The AP (2/8) reports, "Indiana Gov. Mitch Daniels and 20 other Republican governors are asking US Health and Human Services Secretary Kathleen Sebelius to make changes in parts of the federal healthcare overhaul that they feel put states at a disadvantage."
Fox News' Special Report (2/7, Baier) reported, "Already repealed in the House and on its way to the Supreme Court, the President's healthcare law is facing a new challenge" as 21 Republican governors are "pressing the Obama administration to make big changes" to it.
Politico (2/8, Kliff) reports, "Republican governors want HHS Secretary Kathleen Sebelius to make specific changes to the new health exchanges, and have threatened to pull back on running their own exchanges if their demands are not met." They wrote to Sebelius saying, "While we hope for your endorsement, if you do not agree, we will move forward with our own efforts regardless and HHS should begin making plans to run exchanges under its own auspices." In response to the letter, HHS spokeswoman Jessica Santillo said that since the healthcare law "was enacted, HHS has made resources available to the states to both plan and establish exchanges and made clear we will consider different models that fit states' needs.
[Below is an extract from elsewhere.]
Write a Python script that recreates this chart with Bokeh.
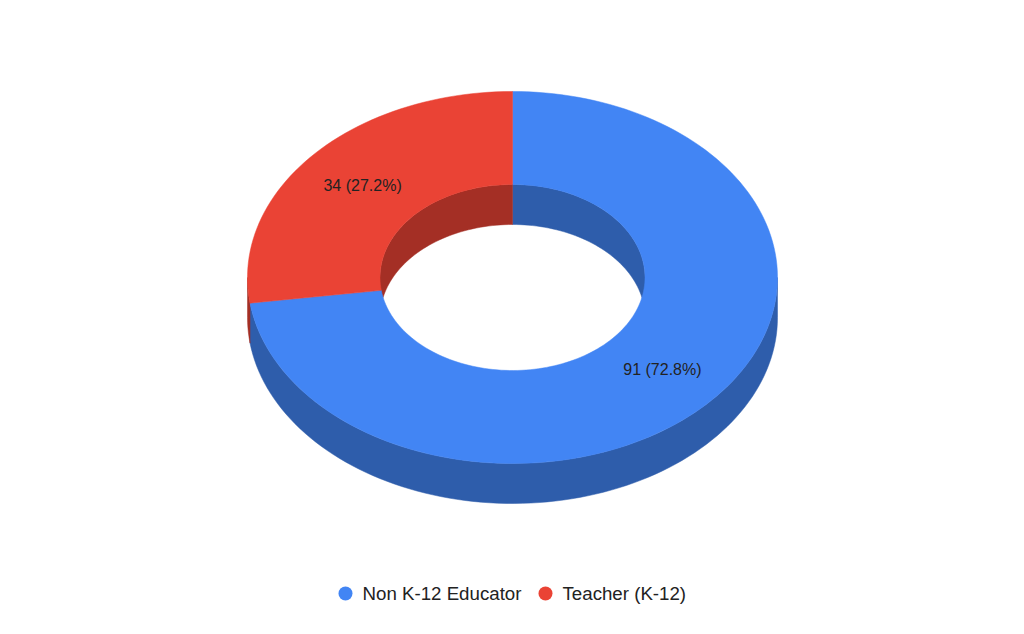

We look forward to continuing to build a constructive partnership with governors and state leaders."
The Hill (2/8, Millman) reports in its "Healthwatch" blog that the "21 Republican governors recommended six major improvements for state-run exchanges that would give the states more decision power," such as "the choice of which insurers can offer products; waive mandates and allow states to choose benefit rules; waive provisions discriminating against consumer-driven health plans, such as health savings accounts; allow the flexibility to move non-disabled Medicaid beneficiaries into exchanges; deliver a plan for verifying incomes and subsidy amounts for exchange participants; and commission a 'new and objective' assessment of how many people will enroll in exchanges and Medicaid as a result of the reform."
CQ HealthBeat (2/8, Adams, subscription required) reports, "The governors also warn federal officials that failure to give states more authority over the exchanges will mean 'HHS should begin making plans to run exchanges under its own auspices.' The law gives governors a choice of operating the exchanges themselves or allowing federal officials to run them."